We very much mean the same thing here. So, yes, completely agreed.
(As an aside: I re-iterate that the concurrence of Rome fighting Carthage and Macedon is highly similar - both in nature and timing -- to America fighting Japan and Germany. A war to determine the fate of a world-system. The winner becomes the hegemonic power over its civilisational sphere.)

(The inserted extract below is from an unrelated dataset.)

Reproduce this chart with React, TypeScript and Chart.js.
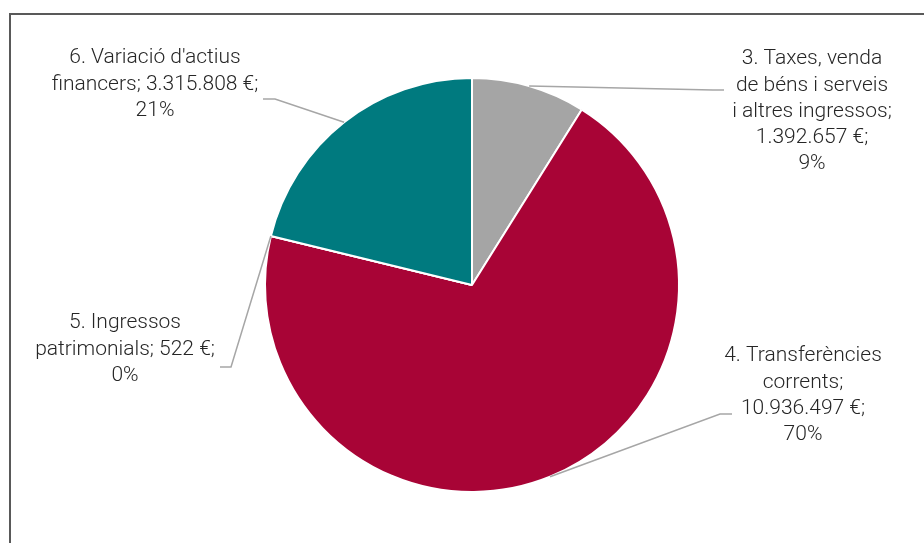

I would take issue with the idea Alexander failed at all or was born into a "dying age." He could have very easily designated a single successor but didn't for a reason. As a student of Aristotle he had a Platonic view of politics, the best system is an aristocracy of intellectual warriors ruled over absolutely by a philosopher king. He wanted to make the world a place where the "barbaric" god kings of old disappeared and by conquering the ancient great powers (Egypt, Persia and Assyria) and giving them one each to his trusted generals and the armies serving under them he did just that. If he chose a single successor they likely would have regressed into just another Persian empire.
What
@Cherico notes is correct. I would hardly call Alexander a failure -- rather the opposite, I'm a great admirer -- but he did not succeed, specifically, in the aim of creating a universal empire. And yes: that very much
was his goal. Everything we know about his plans serves to illustrate this. The division of his empire wasn't even his idea. Obviously, we weren't there. but the only account we have tells us that when asked who should get the throne, his answer was
kratistos.
"The strongest."
And he got his wish, albeit three centuries later. Rome
was the strongest. A worthy heir to an imperial dream. Just as
@Lord Sovereign noted. In a way, Alexander was one of the... if not founders, then at least one of the
grandfathers of the Roman Empire.
(And to be clear: I rather
like the idea of deliberately creating multiple kingdoms to prevent a univeral power -- it's very reminiscent of Leto II's Golden Path -- but I'm not aware of even the slightest hint that Alexander entertained such a notion.)